Nov. 11 is the birthday of the literary James Bond, as set by author John Pearson in his “biography” of 007, with a birthdate of Nov. 11, 1920.

So much that could be said, but we’ll suffice with happy birthday, Mr. Bond.

Happy 101st, to Ian Fleming and Ernst Stavro Blofeld

May 28th marked the 101st anniversary of the births of Ian Fleming (real) and Ernst Stavro Blofeld (fictional, as disclosed in the Thunderball novel).

What the hell — happy birthday gentlemen!

Happy birthday (No. 96!) Norman Felton, the real Man From U.N.C.L.E.

We just wanted to wish Mr. Norman Felton a happy 96th birthday. It was Felton, looking for a change of pace from producing TV dramas, who spearheaded the project that would become The Man From U.N.C.L.E.

Felton had a notion about a character he dubbed Edgar Solo, who seemed ordinary but worked for a special agency. Felton hoped to entice Ian Fleming into the project. But the author didn’t want to offend Eon Productions, which was beginning to crank out James Bond movies. Nevertheless, Fleming contributed a few ideas, including renaming the hero Napoleon Solo.

While it would be writer/producer Sam Rolfe who’d bring everything to life, it was Felton who oversaw The Man From U.N.C.L.E. for all four of its seasons, 105 episodes and eight theatrical movies developed from episodes.

Back in 2002, HMSS wrote about how Felton’s papers (along with those of 007 screenwriter Richard Maibaum) are stored at the University of Iowa.

And, below, are the end titles of The Giuoco Piano Affair, a first-season episode. In the final shot, that’s Mr. Felton looking over a chessboard at a party scene. Once again, happy birthday, Mr. F.

Happy 100th, Cubby Broccoli

Today is the 100th anniversary of the birth of James Bond producer Albert Romolo “Cubby” Broccoli.

Broccoli’s life, as has been chronicled in various media, was not one of fast, or easy, success. He was a salesman of everything from Christmas trees to coffins. Eventually, he got into show business and began to have an impact as a producer after World War II in partnership with Irving Allen by making movies in the U.K.

As Bond fans know, that partnership would eventually dissolve and one major point of disagreement was Ian Fleming’s 007 series of novels, which Broccoli very much wanted to make and Allen didn’t. Allen later saw the error in his ways and eventually got into the 1960s spy game himself.
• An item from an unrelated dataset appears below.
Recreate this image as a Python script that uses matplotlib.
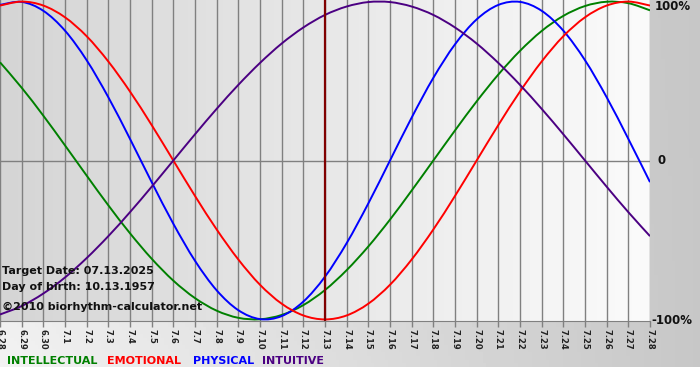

There’s a tendency to either elevate Broccoli to a kind of sainthood or trash him. He made his share of mistakes or questionable decisions, like passing over Julie Christie because of her breast size. On the other hand, he saved the title song for Diamonds Are Forever when then-partner Harry Saltzman wanted to junk it. And Broccoli’s instincts spurred the Goldfinger creative crew to take viewers inside Fort Knox, where Fleming’s novel did not.

The 47-year-old (and counting) Bond series of films that bears his name is the bottom line of his life’s work. In 1977, during an appearance on The Mike Douglas Show, (Roger Moore was the co-host) Broccoli correctly predicted Bond would be around long after “I’m gone.”